╭──
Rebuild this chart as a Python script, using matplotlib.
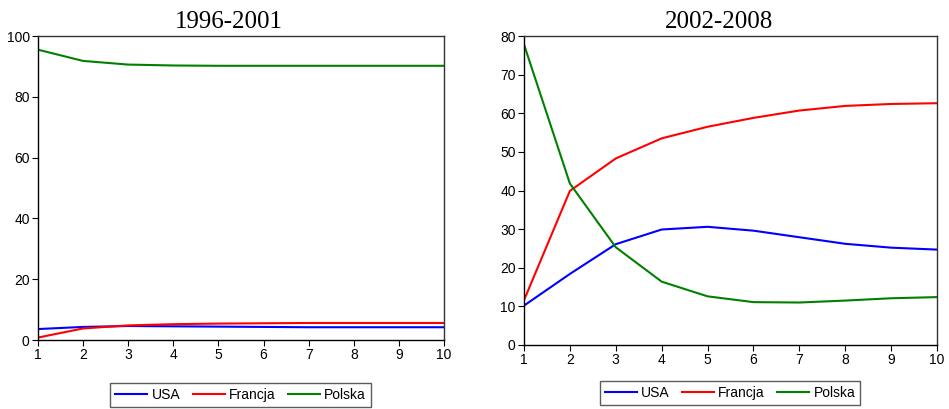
import matplotlib
matplotlib.use("Agg")
import matplotlib.pyplot as plt

plt.rcParams["font.family"] = ["Liberation Sans", "DejaVu Sans"]

horizon = list(range(1, 11))
series_names = ["USA", "Francja", "Polska"]
colors = ["#0000ff", "#ff0000", "#008000"]

# 1996-2001
usa_1 = [3.6, 4.3, 4.6, 4.5, 4.4, 4.3, 4.2, 4.2, 4.2, 4.2]
fra_1 = [0.8, 3.8, 4.8, 5.2, 5.4, 5.5, 5.6, 5.6, 5.6, 5.6]
pol_1 = [95.5, 91.8, 90.6, 90.3, 90.2, 90.2, 90.2, 90.2, 90.2, 90.2]

# 2002-2008
usa_2 = [10.2, 18.4, 26.1, 29.9, 30.6, 29.6, 27.9, 26.2, 25.2, 24.7]
fra_2 = [11.6, 39.9, 48.3, 53.5, 56.5, 58.8, 60.7, 61.9, 62.4, 62.6]
pol_2 = [77.8, 41.8, 25.3, 16.4, 12.6, 11.1, 11.0, 11.5, 12.1, 12.4]

fig = plt.figure(figsize=(9.49, 4.09), dpi=100)
ax1 = fig.add_axes([38 / 949, 1 - 340 / 409, 406 / 949, 304 / 409])
ax2 = fig.add_axes([524 / 949, 1 - 345 / 409, 413 / 949, 309 / 409])


def draw(ax, data, ymax, ystep, title, title_x, legend_x, legend_y):
    for vals, name, c in zip(data, series_names, colors):
        ax.plot(horizon, vals, color=c, lw=1.5, label=name)
    ax.set_xlim(1, 10)
    ax.set_ylim(0, ymax)
    ax.set_xticks(horizon)
    ax.set_yticks(range(0, ymax + 1, ystep))
    ax.tick_params(direction="out", length=4, width=0.8, labelsize=10, pad=2,
                   top=False, right=False)
    for s in ["left", "bottom"]:
        ax.spines[s].set_color("black")
        ax.spines[s].set_linewidth(1.0)
    for s in ["top", "right"]:
        ax.spines[s].set_color("#333333")
        ax.spines[s].set_linewidth(1.0)
    fig.text(title_x / 949, 1 - 28 / 409, title, ha="center", va="baseline",
             fontsize=18, family="Liberation Serif")
    leg = ax.legend(loc="upper center", bbox_to_anchor=(legend_x / 949, 1 - legend_y / 409),
                    bbox_transform=fig.transFigure, ncol=3, fontsize=10,
                    frameon=True, fancybox=False, handlelength=2.3,
                    columnspacing=0.9, handletextpad=0.3, borderpad=0.35,
                    borderaxespad=0)
    leg.get_frame().set_edgecolor("#333333")
    leg.get_frame().set_linewidth(1.0)


draw(ax1, [usa_1, fra_1, pol_1], 100, 20, "1996-2001", 229, 240.5, 383)
draw(ax2, [usa_2, fra_2, pol_2], 80, 10, "2002-2008", 719, 730, 381)

fig.savefig("out.png", dpi=100)
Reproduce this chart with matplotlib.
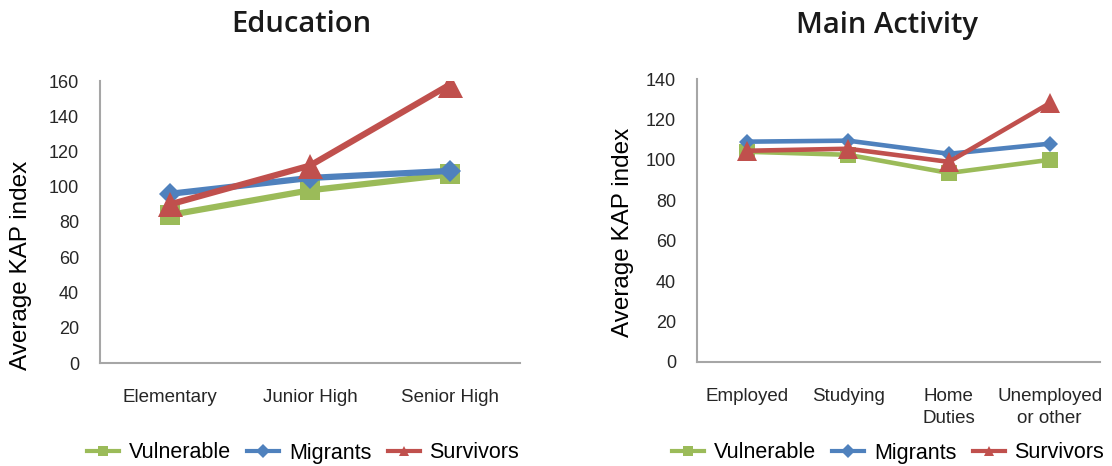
import matplotlib
matplotlib.use("Agg")
import matplotlib.pyplot as plt
from matplotlib.lines import Line2D

plt.rcParams["font.family"] = ["Liberation Sans", "DejaVu Sans"]

# ---------------------------------
# Data
# ---------------------------------
education = ["Elementary", "Junior High", "Senior High"]
edu_vulnerable = [84, 98, 107]
edu_migrants = [96, 105, 109]
edu_survivors = [90, 112, 158]

activity = ["Employed", "Studying", "Home\nDuties", "Unemployed\nor other"]
act_vulnerable = [104, 102.5, 93.5, 100]
act_migrants = [109, 109.5, 103, 108]
act_survivors = [104.5, 105.5, 99, 128]

series_names = ["Vulnerable", "Migrants", "Survivors"]
colors = ["#9BBB59", "#4F81BD", "#C0504D"]
markers = ["s", "D", "^"]

W, H = 1112, 466
fig = plt.figure(figsize=(W / 100, H / 100), dpi=100)

def box(x0, y0, x1, y1):
    return [x0 / W, 1 - y1 / H, (x1 - x0) / W, (y1 - y0) / H]

ax1 = fig.add_axes(box(100, 81, 520, 363))
ax2 = fig.add_axes(box(697, 79, 1100, 362))

def draw(ax, cats, values, ymax, lw, msizes):
    x = range(len(cats))
    for vals, c, m, ms in zip(values, colors, markers, msizes):
        ax.plot(x, vals, color=c, lw=lw, marker=m, markersize=ms,
                markeredgewidth=0, solid_joinstyle="miter")
    ax.set_xlim(-0.5, len(cats) - 0.5)
    ax.set_ylim(0, ymax)
    ax.set_yticks(range(0, ymax + 1, 20))
    ax.set_xticks(list(x))
    ax.set_xticklabels(cats, linespacing=1.35)
    for s in ["top", "right"]:
        ax.spines[s].set_visible(False)
    for s in ["left", "bottom"]:
        ax.spines[s].set_color("#A6A6A6")
        ax.spines[s].set_linewidth(1.5)
    ax.tick_params(axis="y", length=0, pad=15, labelsize=13, colors="#262626")
    ax.tick_params(axis="x", length=0, pad=19, labelsize=13.5, colors="#262626")

draw(ax1, education, [edu_vulnerable, edu_migrants, edu_survivors],
     160, 4.5, [14, 11, 18])
draw(ax2, activity, [act_vulnerable, act_migrants, act_survivors],
     140, 3.3, [11, 8.5, 14])

# titles and axis labels
title_font = dict(family=["Open Sans", "DejaVu Sans"], weight="semibold",
                  fontsize=21, color="#1a1a1a", ha="center", va="center")
fig.text(301 / W, 1 - 25 / H, "Education", **title_font)
fig.text(887 / W, 1 - 25 / H, "Main Activity", **title_font)

fig.text(21 / W, 1 - 265 / H, "Average KAP index", rotation=90,
         fontsize=17.5, ha="center", va="center", color="black")
fig.text(623 / W, 1 - 232 / H, "Average KAP index", rotation=90,
         fontsize=17.5, ha="center", va="center", color="black")

# legends
handles = [Line2D([], [], color=c, lw=3, marker=m, markersize=7.5, markeredgewidth=0)
           for c, m in zip(colors, markers)]
for cx in (303, 888):
    fig.legend(handles, series_names, loc="center",
               bbox_to_anchor=(cx / W, 1 - 453 / H), ncol=3, frameon=False,
               fontsize=15.5, handlelength=1.5, handletextpad=0.45,
               columnspacing=0.75, borderaxespad=0, borderpad=0)

fig.savefig("out.png", dpi=100)
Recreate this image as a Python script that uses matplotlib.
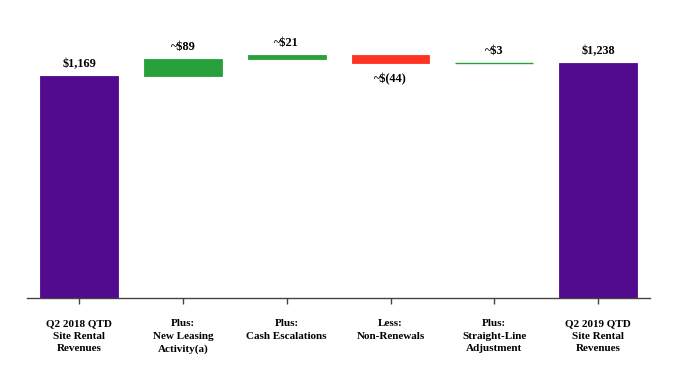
import numpy as np
from matplotlib import pyplot as plt

# Waterfall data: Q2 2018 -> Q2 2019 site rental revenues ($ millions)
categories = ['Q2 2018 QTD\nSite Rental\nRevenues',
              'Plus:\nNew Leasing\nActivity(a)',
              'Plus:\nCash Escalations',
              'Less:\nNon-Renewals',
              'Plus:\nStraight-Line\nAdjustment',
              'Q2 2019 QTD\nSite Rental\nRevenues']
changes = [1169, 89, 21, -44, 3, 1238]
labels = ['$1,169', '~$89', '~$21', '~$(44)', '~$3', '$1,238']
kinds = ['total', 'delta', 'delta', 'delta', 'delta', 'total']

PURPLE = '#520A8E'
GREEN = '#28A03C'
RED = '#FF3322'

if __name__ == "__main__":
    plt.rcParams['font.family'] = ['Liberation Serif', 'DejaVu Serif']
    fig = plt.figure(figsize=(6.82, 3.8), dpi=100)
    ax = fig.add_axes([0.04, 0.216, 0.913, 0.70])

    x = np.arange(len(categories))
    running = 0
    for i, (v, k, lab) in enumerate(zip(changes, kinds, labels)):
        if k == 'total':
            bottom, height, color = 0, v, PURPLE
            running = v
        else:
            bottom = running if v >= 0 else running + v
            height = abs(v)
            color = GREEN if v >= 0 else RED
            running += v
        # tiny bars still need a visible edge
        lw = 1.0 if height < 10 else 0.6
        ax.bar(x[i], height, bottom=bottom, width=0.75, color=color,
               edgecolor=color, linewidth=lw)
        if v >= 0 or k == 'total':
            ax.annotate(lab, (x[i], bottom + height), xytext=(0, 4),
                        textcoords='offset points', ha='center', va='bottom',
                        fontsize=8.8, fontweight='bold')
        else:
            ax.annotate(lab, (x[i], bottom), xytext=(0, -7),
                        textcoords='offset points', ha='center', va='top',
                        fontsize=8.8, fontweight='bold')

    ax.set_xlim(-0.5, 5.5)
    ax.set_ylim(0, 1400)
    ax.set_xticks(x)
    ax.set_xticklabels(categories, fontsize=8, fontweight='bold',
                       linespacing=1.55)
    ax.tick_params(axis='x', direction='out', length=4, width=1,
                   color='#444444', pad=11)
    ax.set_yticks([])
    for s in ['top', 'right', 'left']:
        ax.spines[s].set_visible(False)
    ax.spines['bottom'].set_color('#444444')
    ax.spines['bottom'].set_linewidth(1)

    fig.savefig('out.png', dpi=100)
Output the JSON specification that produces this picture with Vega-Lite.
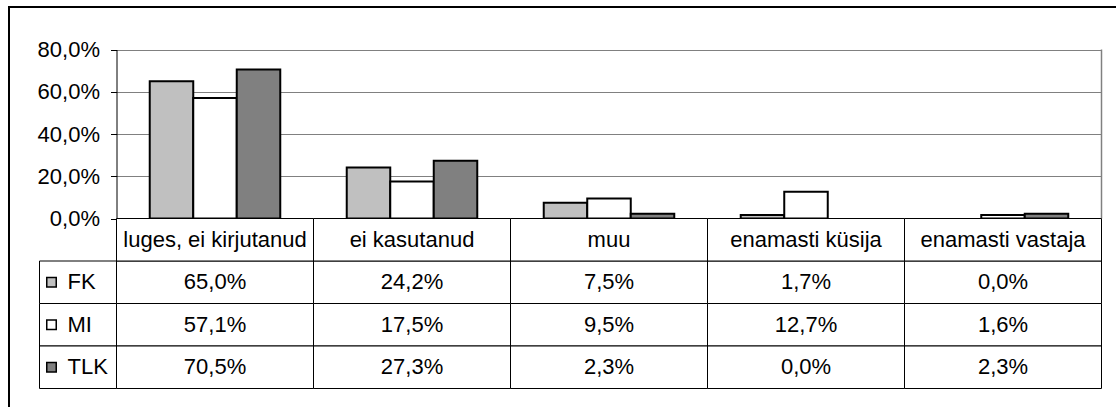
╰──
> _Exercise objective_:
Copy out all lines from the material above that contain the string "Python".

> _Written solution_:
Rebuild this chart as a Python script, using matplotlib.
Recreate this image as a Python script that uses matplotlib.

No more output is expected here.